» SOURCE EXCERPT
=-=-=-=-=
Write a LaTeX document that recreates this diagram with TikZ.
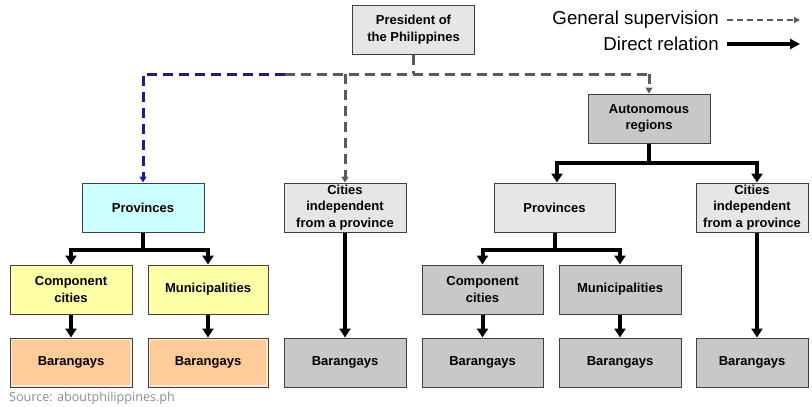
\documentclass[tikz,border=0pt]{standalone}
\usepackage{fontspec}
\setmainfont{Liberation Sans}
\newfontfamily\srcfont{Open Sans}
\usetikzlibrary{arrows.meta}
\definecolor{lgray}{HTML}{E6E6E6}
\definecolor{dgray}{HTML}{C8C8C8}
\definecolor{cyanbox}{HTML}{CCFFFF}
\definecolor{yelbox}{HTML}{FFFFA8}
\definecolor{orabox}{HTML}{FFCC99}
\definecolor{navyline}{HTML}{1C1C8C}
\definecolor{dashgray}{HTML}{5A5A5A}
\definecolor{bordergray}{HTML}{404040}
\begin{document}
\begin{tikzpicture}[x=1pt,y=-1pt,
  box/.style={draw=bordergray, line width=1pt, minimum height=49pt, minimum width=122pt,
    inner sep=0pt, align=center, font=\bfseries\fontsize{13}{16.5}\selectfont},
  light/.style={box, fill=lgray},
  dark/.style={box, fill=dgray},
  cyanb/.style={box, fill=cyanbox},
  yelb/.style={box, fill=yelbox},
  orab/.style={box, fill=orabox, path picture={\draw[line width=4pt, orabox!45!white]
      (path picture bounding box.south west) rectangle (path picture bounding box.north east);}},
  tkarr/.style={line width=4pt, line join=miter, -{Triangle[length=9pt,width=11pt]}},
  dgr/.style={line width=3pt, dashgray, dash pattern=on 10pt off 6pt},
  dgrarr/.style={dgr, -{Triangle[length=6pt,width=7pt]}},
  bluearr/.style={line width=3pt, navyline, dash pattern=on 10pt off 6pt, -{Triangle[length=6pt,width=7pt]}},
  legtext/.style={anchor=east, inner sep=0pt, font=\fontsize{18.7}{20}\selectfont}
]
\useasboundingbox (0,0) rectangle (812,407);

% nodes
\node[light] (pres) at (413.5,29.5) {President of\\the Philippines};
\node[dark] (auto) at (649,118.5) {Autonomous\\regions};
\node[cyanb] (provL) at (143,207.5) {Provinces};
\node[light] (citL) at (345,207.5) {Cities\\independent\\from a province};
\node[light, minimum width=121pt] (provR) at (554.5,207.5) {Provinces};
\node[light, minimum width=112pt] (citR) at (752,207.5) {Cities\\independent\\from a province};
\node[yelb] (compL) at (71,289.5) {Component\\cities};
\node[yelb, minimum width=120pt] (munL) at (208,289.5) {Municipalities};
\node[dark, minimum width=121pt] (compR) at (482.5,289.5) {Component\\cities};
\node[dark] (munR) at (620,289.5) {Municipalities};
\node[orab] (barL1) at (71,362.5) {Barangays};
\node[orab, minimum width=120pt] (barL2) at (208,362.5) {Barangays};
\node[dark] (barM) at (345,362.5) {Barangays};
\node[dark, minimum width=121pt] (barR1) at (482.5,362.5) {Barangays};
\node[dark] (barR2) at (620,362.5) {Barangays};
\node[dark, minimum width=112pt] (barR3) at (752,362.5) {Barangays};

% general supervision (dashed)
\coordinate (hj) at (413.5,74);
\coordinate (hsplit) at (285,74);
\coordinate (hleft) at (143,74);
\draw[dgr] (pres.south) -- (hj);
\draw[dgr] (hsplit) -- (auto.north |- hj);
\draw[dgrarr] (citL.north |- hj) -- (citL.north);
\draw[dgrarr] (auto.north |- hj) -- (auto.north);
\draw[bluearr] (hsplit) -- (hleft) -- (provL.north);

% direct relations (thick)
\draw[tkarr] (auto.south) -- ++(0,19) -| ([xshift=2.5pt]provR.north);
\draw[tkarr] (auto.south) -- ++(0,19) -| ([xshift=5pt]citR.north);
\draw[tkarr] (provL.south) -- ++(0,17) -| (compL.north);
\draw[tkarr] (provL.south) -- ++(0,17) -| (munL.north);
\draw[tkarr] (provR.south) -- ++(0,17) -| (compR.north);
\draw[tkarr] (provR.south) -- ++(0,17) -| (munR.north);
\draw[tkarr] (compL) -- (barL1);
\draw[tkarr] (munL) -- (barL2);
\draw[tkarr] (citL) -- (barM);
\draw[tkarr] (compR) -- (barR1);
\draw[tkarr] (munR) -- (barR2);
\draw[tkarr] ([xshift=5pt]citR.south) -- ([xshift=5pt]barR3.north);

% legend
\node[legtext] (lg1) at (719,20) {General supervision};
\node[legtext] (lg2) at (719,44) {Direct relation};
\coordinate (lg1e) at (800,20);
\coordinate (lg2e) at (800,44);
\draw[line width=1.3pt, dashgray, dash pattern=on 6pt off 4pt, -{Triangle[length=6pt,width=6pt]}]
  ([xshift=8pt]lg1.east) -- (lg1e);
\draw[line width=3.5pt, -{Triangle[length=10pt,width=10pt]}] ([xshift=8pt]lg2.east) -- (lg2e);

% source
\node[anchor=west, inner sep=0pt, font=\srcfont\fontsize{12.6}{14}\selectfont, text=black!45] (src) at (9,398) {Source: aboutphilippines.ph};
\end{tikzpicture}
\end{document}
=-=-=-=-=
» EXERCISE BRIEF
Copy out all the data exactly; skip the pictures.

» FULL ANSWER
Write a LaTeX document that recreates this diagram with TikZ.
\documentclass[tikz,border=0pt]{standalone}
\usepackage{fontspec}
\setmainfont{Liberation Sans}
\newfontfamily\srcfont{Open Sans}
\usetikzlibrary{arrows.meta}
\definecolor{lgray}{HTML}{E6E6E6}
\definecolor{dgray}{HTML}{C8C8C8}
\definecolor{cyanbox}{HTML}{CCFFFF}
\definecolor{yelbox}{HTML}{FFFFA8}
\definecolor{orabox}{HTML}{FFCC99}
\definecolor{navyline}{HTML}{1C1C8C}
\definecolor{dashgray}{HTML}{5A5A5A}
\definecolor{bordergray}{HTML}{404040}
\begin{document}
\begin{tikzpicture}[x=1pt,y=-1pt,
  box/.style={draw=bordergray, line width=1pt, minimum height=49pt, minimum width=122pt,
    inner sep=0pt, align=center, font=\bfseries\fontsize{13}{16.5}\selectfont},
  light/.style={box, fill=lgray},
  dark/.style={box, fill=dgray},
  cyanb/.style={box, fill=cyanbox},
  yelb/.style={box, fill=yelbox},
  orab/.style={box, fill=orabox, path picture={\draw[line width=4pt, orabox!45!white]
      (path picture bounding box.south west) rectangle (path picture bounding box.north east);}},
  tkarr/.style={line width=4pt, line join=miter, -{Triangle[length=9pt,width=11pt]}},
  dgr/.style={line width=3pt, dashgray, dash pattern=on 10pt off 6pt},
  dgrarr/.style={dgr, -{Triangle[length=6pt,width=7pt]}},
  bluearr/.style={line width=3pt, navyline, dash pattern=on 10pt off 6pt, -{Triangle[length=6pt,width=7pt]}},
  legtext/.style={anchor=east, inner sep=0pt, font=\fontsize{18.7}{20}\selectfont}
]
\useasboundingbox (0,0) rectangle (812,407);

% nodes
\node[light] (pres) at (413.5,29.5) {President of\\the Philippines};
\node[dark] (auto) at (649,118.5) {Autonomous\\regions};
\node[cyanb] (provL) at (143,207.5) {Provinces};
\node[light] (citL) at (345,207.5) {Cities\\independent\\from a province};
\node[light, minimum width=121pt] (provR) at (554.5,207.5) {Provinces};
\node[light, minimum width=112pt] (citR) at (752,207.5) {Cities\\independent\\from a province};
\node[yelb] (compL) at (71,289.5) {Component\\cities};
\node[yelb, minimum width=120pt] (munL) at (208,289.5) {Municipalities};
\node[dark, minimum width=121pt] (compR) at (482.5,289.5) {Component\\cities};
\node[dark] (munR) at (620,289.5) {Municipalities};
\node[orab] (barL1) at (71,362.5) {Barangays};
\node[orab, minimum width=120pt] (barL2) at (208,362.5) {Barangays};
\node[dark] (barM) at (345,362.5) {Barangays};
\node[dark, minimum width=121pt] (barR1) at (482.5,362.5) {Barangays};
\node[dark] (barR2) at (620,362.5) {Barangays};
\node[dark, minimum width=112pt] (barR3) at (752,362.5) {Barangays};

% general supervision (dashed)
\coordinate (hj) at (413.5,74);
\coordinate (hsplit) at (285,74);
\coordinate (hleft) at (143,74);
\draw[dgr] (pres.south) -- (hj);
\draw[dgr] (hsplit) -- (auto.north |- hj);
\draw[dgrarr] (citL.north |- hj) -- (citL.north);
\draw[dgrarr] (auto.north |- hj) -- (auto.north);
\draw[bluearr] (hsplit) -- (hleft) -- (provL.north);

% direct relations (thick)
\draw[tkarr] (auto.south) -- ++(0,19) -| ([xshift=2.5pt]provR.north);
\draw[tkarr] (auto.south) -- ++(0,19) -| ([xshift=5pt]citR.north);
\draw[tkarr] (provL.south) -- ++(0,17) -| (compL.north);
\draw[tkarr] (provL.south) -- ++(0,17) -| (munL.north);
\draw[tkarr] (provR.south) -- ++(0,17) -| (compR.north);
\draw[tkarr] (provR.south) -- ++(0,17) -| (munR.north);
\draw[tkarr] (compL) -- (barL1);
\draw[tkarr] (munL) -- (barL2);
\draw[tkarr] (citL) -- (barM);
\draw[tkarr] (compR) -- (barR1);
\draw[tkarr] (munR) -- (barR2);
\draw[tkarr] ([xshift=5pt]citR.south) -- ([xshift=5pt]barR3.north);

% legend
\node[legtext] (lg1) at (719,20) {General supervision};
\node[legtext] (lg2) at (719,44) {Direct relation};
\coordinate (lg1e) at (800,20);
\coordinate (lg2e) at (800,44);
\draw[line width=1.3pt, dashgray, dash pattern=on 6pt off 4pt, -{Triangle[length=6pt,width=6pt]}]
  ([xshift=8pt]lg1.east) -- (lg1e);
\draw[line width=3.5pt, -{Triangle[length=10pt,width=10pt]}] ([xshift=8pt]lg2.east) -- (lg2e);

% source
\node[anchor=west, inner sep=0pt, font=\srcfont\fontsize{12.6}{14}\selectfont, text=black!45] (src) at (9,398) {Source: aboutphilippines.ph};
\end{tikzpicture}
\end{document}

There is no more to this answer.